**CHALLENGE:**
Word for word, copy all the data and drop the pictures.

**DATA PROVIDED:**
──────────────────────────────
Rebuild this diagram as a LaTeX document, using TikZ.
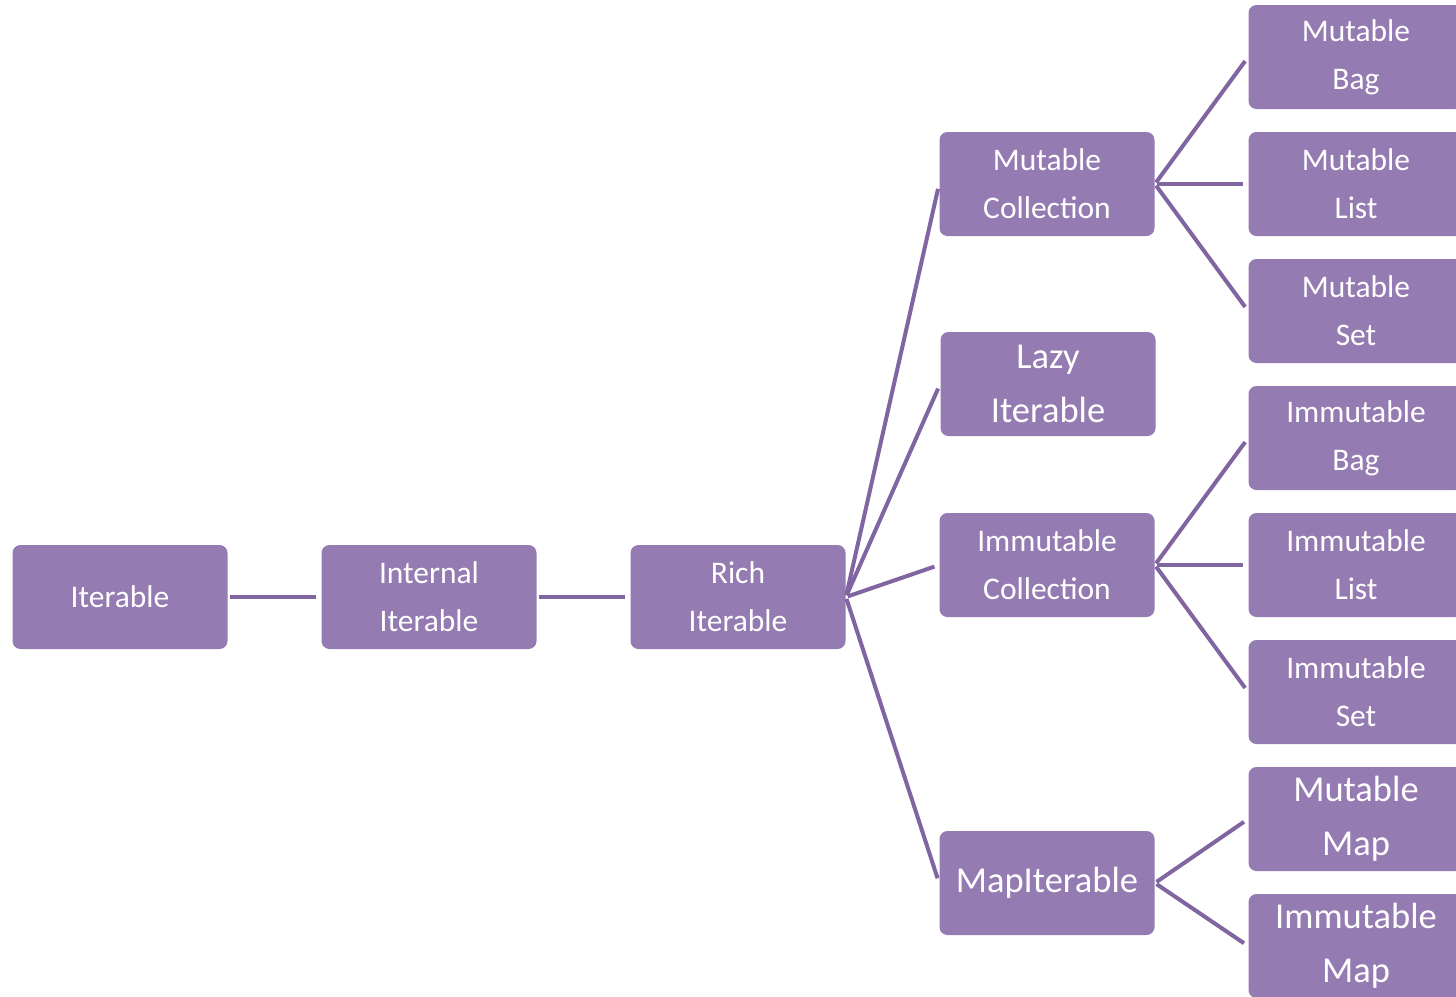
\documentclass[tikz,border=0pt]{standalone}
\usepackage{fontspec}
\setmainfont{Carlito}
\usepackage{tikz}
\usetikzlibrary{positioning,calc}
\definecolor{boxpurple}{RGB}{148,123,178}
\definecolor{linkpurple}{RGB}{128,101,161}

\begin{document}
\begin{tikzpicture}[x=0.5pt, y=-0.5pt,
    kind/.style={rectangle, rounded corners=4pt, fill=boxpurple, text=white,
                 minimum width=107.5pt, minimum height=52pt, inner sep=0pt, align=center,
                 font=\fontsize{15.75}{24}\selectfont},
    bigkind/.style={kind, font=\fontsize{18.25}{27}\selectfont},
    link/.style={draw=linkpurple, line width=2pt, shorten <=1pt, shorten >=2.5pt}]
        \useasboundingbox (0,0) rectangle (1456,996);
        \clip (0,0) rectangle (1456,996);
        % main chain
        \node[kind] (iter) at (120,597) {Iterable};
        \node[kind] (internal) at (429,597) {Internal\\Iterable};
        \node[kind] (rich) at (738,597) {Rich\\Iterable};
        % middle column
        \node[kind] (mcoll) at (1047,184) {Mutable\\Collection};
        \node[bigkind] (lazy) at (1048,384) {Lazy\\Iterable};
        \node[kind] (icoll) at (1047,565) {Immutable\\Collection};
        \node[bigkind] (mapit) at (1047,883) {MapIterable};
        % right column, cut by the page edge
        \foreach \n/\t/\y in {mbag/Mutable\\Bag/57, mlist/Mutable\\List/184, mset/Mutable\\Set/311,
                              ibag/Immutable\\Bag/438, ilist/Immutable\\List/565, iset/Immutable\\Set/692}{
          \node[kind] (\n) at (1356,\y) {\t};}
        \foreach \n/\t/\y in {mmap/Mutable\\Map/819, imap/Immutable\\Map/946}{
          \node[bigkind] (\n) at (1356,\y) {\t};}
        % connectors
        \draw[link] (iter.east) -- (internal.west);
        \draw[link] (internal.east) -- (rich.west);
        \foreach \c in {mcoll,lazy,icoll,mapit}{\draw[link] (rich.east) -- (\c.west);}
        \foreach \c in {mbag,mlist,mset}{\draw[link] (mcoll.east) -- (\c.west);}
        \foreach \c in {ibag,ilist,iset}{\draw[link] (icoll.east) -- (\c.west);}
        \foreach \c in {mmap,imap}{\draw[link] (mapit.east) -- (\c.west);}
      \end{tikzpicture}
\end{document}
──────────────────────────────
**RESPONSE TO THE TASK:**
Rebuild this diagram as a LaTeX document, using TikZ.
\documentclass[tikz,border=0pt]{standalone}
\usepackage{fontspec}
\setmainfont{Carlito}
\usepackage{tikz}
\usetikzlibrary{positioning,calc}
\definecolor{boxpurple}{RGB}{148,123,178}
\definecolor{linkpurple}{RGB}{128,101,161}

\begin{document}
\begin{tikzpicture}[x=0.5pt, y=-0.5pt,
    kind/.style={rectangle, rounded corners=4pt, fill=boxpurple, text=white,
                 minimum width=107.5pt, minimum height=52pt, inner sep=0pt, align=center,
                 font=\fontsize{15.75}{24}\selectfont},
    bigkind/.style={kind, font=\fontsize{18.25}{27}\selectfont},
    link/.style={draw=linkpurple, line width=2pt, shorten <=1pt, shorten >=2.5pt}]
        \useasboundingbox (0,0) rectangle (1456,996);
        \clip (0,0) rectangle (1456,996);
        % main chain
        \node[kind] (iter) at (120,597) {Iterable};
        \node[kind] (internal) at (429,597) {Internal\\Iterable};
        \node[kind] (rich) at (738,597) {Rich\\Iterable};
        % middle column
        \node[kind] (mcoll) at (1047,184) {Mutable\\Collection};
        \node[bigkind] (lazy) at (1048,384) {Lazy\\Iterable};
        \node[kind] (icoll) at (1047,565) {Immutable\\Collection};
        \node[bigkind] (mapit) at (1047,883) {MapIterable};
        % right column, cut by the page edge
        \foreach \n/\t/\y in {mbag/Mutable\\Bag/57, mlist/Mutable\\List/184, mset/Mutable\\Set/311,
                              ibag/Immutable\\Bag/438, ilist/Immutable\\List/565, iset/Immutable\\Set/692}{
          \node[kind] (\n) at (1356,\y) {\t};}
        \foreach \n/\t/\y in {mmap/Mutable\\Map/819, imap/Immutable\\Map/946}{
          \node[bigkind] (\n) at (1356,\y) {\t};}
        % connectors
        \draw[link] (iter.east) -- (internal.west);
        \draw[link] (internal.east) -- (rich.west);
        \foreach \c in {mcoll,lazy,icoll,mapit}{\draw[link] (rich.east) -- (\c.west);}
        \foreach \c in {mbag,mlist,mset}{\draw[link] (mcoll.east) -- (\c.west);}
        \foreach \c in {ibag,ilist,iset}{\draw[link] (icoll.east) -- (\c.west);}
        \foreach \c in {mmap,imap}{\draw[link] (mapit.east) -- (\c.west);}
      \end{tikzpicture}
\end{document}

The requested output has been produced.